Back in early March of this year, two very different game companies, but both with big public relations budgets, announced that they were in serious trouble on the same day. One was Purple Moon, publisher of Rockett's New School and other games intended for girls. The other was Ripcord Games, publisher of Postal (strike one) and the egregious Space Bunnies Must Die (strike two).
Purple Moon was founded with the best of intentions. The company wanted to break the mold that most computer games seemed to be made from. It was going to build games that addressed girls' interests and were meaningful to their lives. Purple Moon did a ton of research to find out what concerned girls. Then it fired up the PR machine to trumpet all this to the world, making outrageous claims about how it was going to revolutionize the industry and make technology accessible to girls (just a little patronizing to the millions of girls who were cheerfully using computers already). But it worked. Purple Moon got a huge amount of press and attention.
The problem was that the company’s actual games were lame little adventures made with MacroMedia Director. They were too short, and offered poor value for the money. The artwork consisted of cartoony sketches. The voice-overs and sound effects were no more than adequate. Worst of all, the themes of the games were insipid: giving advice to friends, getting into the right crowd at school. In the planned series of soccer games, the entire first game was devoted to finding out who would get onto the team — you didn't even get to play soccer. God, who would want to relive that nightmare?
Girls come in all kinds, from those who like playing Quake and talking trash to those who seem to have been born with a cosmetic case in hand. But just like boys, girls have dreams that take them beyond their own worlds. The problem with Purple Moon's games, apart from their poor production values, was that they didn't fulfill any dreams.
Purple Moon claimed that it couldn’t compete with Barbie, Mattel's powerhouse license. Now, I'm extremely dubious about Barbie — I think her body presents an unachievable ideal that girls desperately try to emulate, to the detriment of their own mental and physical health. But the Barbie games are about fantasies more interesting than Purple Moon's, by anyone's measure. I'm sure Mattel does have more marketing money and a better distribution system than Purple Moon does. But Mattel also has better games.
The real irony in all of this is that Mattel seems to be bailing Purple Moon out by purchasing the company, presumably for the brand and the PR value. There’s something thoroughly incongruous about the very un-PC Mattel owning the highly-PC Purple Moon.
The other outfit that made the news on the same day was Ripcord Games. Parent company Matsushita announced it was either going to sell off or shut down Ripcord. Ripcord’s game hype attitude could not have been more different from Purple Moon's — Space Bunnies Must Die was sexploitation schlock, with a huge-breasted, halter-topped heroine who danced, changed clothes, and shot giant rabbits. But Ripcord also cranked the volume knob on the hype amplifier up to 11. At the 1998 Electronic Entertainment Expo, the Space Bunnies Must Die logo — the mudflap girl with a gun — was printed on every available surface.
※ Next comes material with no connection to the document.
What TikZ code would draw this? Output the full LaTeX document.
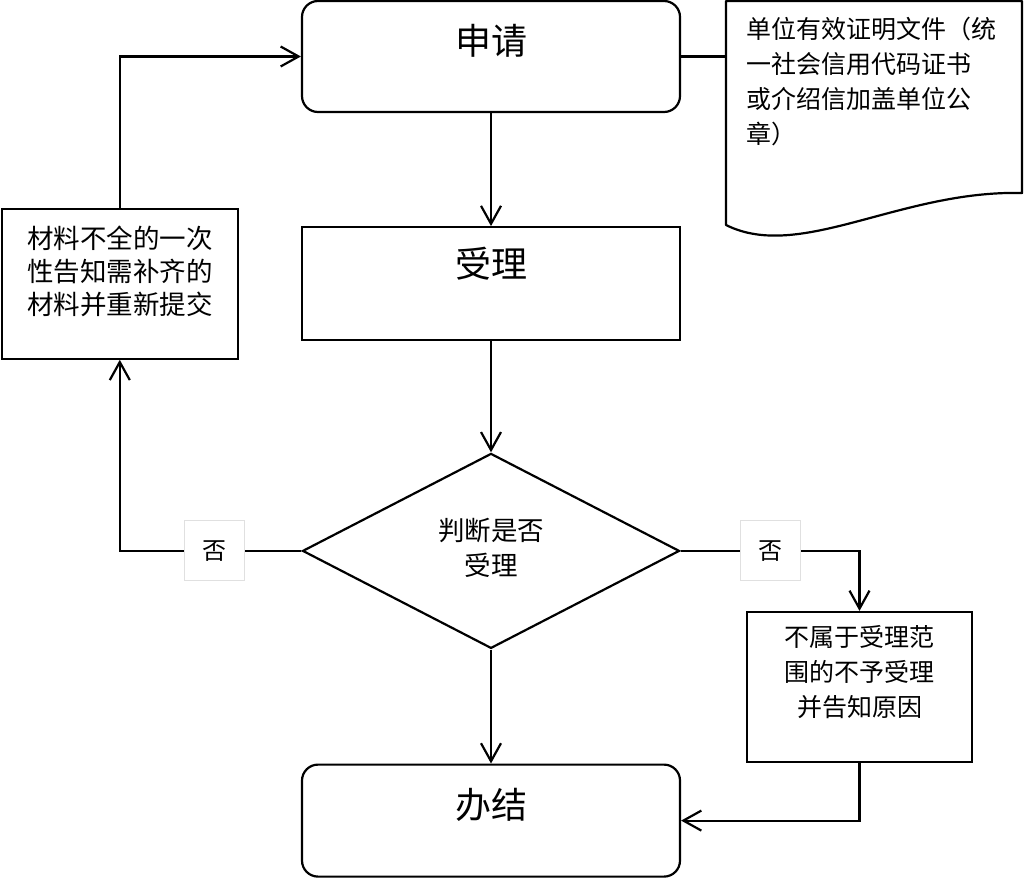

Matsushita actually built a Space Bunnies Must Die tunnel in one of the hallways, and it was impossible to go from one part of the expo to another without passing through the tunnel.
And yet, Ripcord’s game was no more than a lame Tomb Raider rip-off. Huge breasts or not, Alison, the main character, wasn't that well rendered or animated. The story was silly. The backgrounds were unimpressive. The country-music soundtrack clashed with the space exploration theme. Nobody cared. If Space Bunnies Must Die was fulfilling a dream, it was too demented a dream for most people to identify with.
Over and over we see massively-hyped products that go nowhere. Remember Microsoft Bob? The Microsoft Bob logo was plastered all over the place at the Consumer Electronics Show; an airplane even pulled a banner so you could see it as you walked in from the parking lot. But it was a dumb product and nobody bought it.
The message here is simple: All the hype in the world cannot save a lame game. As a game developer, it's your job to make a good game, and for that you have to have a certain amount of objectivity and detachment. You need a sharp, self-critical eye, and to be constantly asking yourself, is this good enough? What would make it better? What deficiencies am I tolerating or overlooking? You must become your own toughest reviewer.
This is where the danger to the development process comes in. Stay the hell away from the PR and marketing departments, except as needed to teach them about your game. If you hang around too long, you’ll start to believe your own press releases, and when that happens, you slack off, thinking that the work is already done. I'm sure that’s what happened to Purple Moon and Ripcord Games and to Microsoft Bob. Their developers, and worse yet, their producers, got caught up in the PR frenzy and lost their detachment. The marketing department is there to sell your game, not to provide you with objective feedback. If you want to know what people really think of your game, ask the testers, who have played it until they're sick to death of it. You can generally count on them to give you the hard truth.
Of course you want to take pride in your own work. But that pride should come from a clear-eyed assessment of your own achievements, not from the inflated prose that appears in your ad copy. Clearly you can't have ads that say yours is "the second-best real-time strategy game on the market," but if the ads say it's the best and you know it's not, hang on to that knowledge — otherwise you're deluding yourself. You have to retain the ability to judge your own work.
The other thing to remember is that if you really do have a spectacularly good product, other people will hype it for you. id Software didn't have a ton of marketing money; they just put out the first few levels of Doom as shareware and let Usenet do the rest. Genuine public acclaim is worth far more than any advertising you can buy.
Keep your nose to the grindstone and your eye on the ball. Make the best game you know how. Don't brag or exaggerate in the press — it irritates people and blows your credibility if you can't deliver. Your job as a designer is to think and write, not to talk. Shut up and design.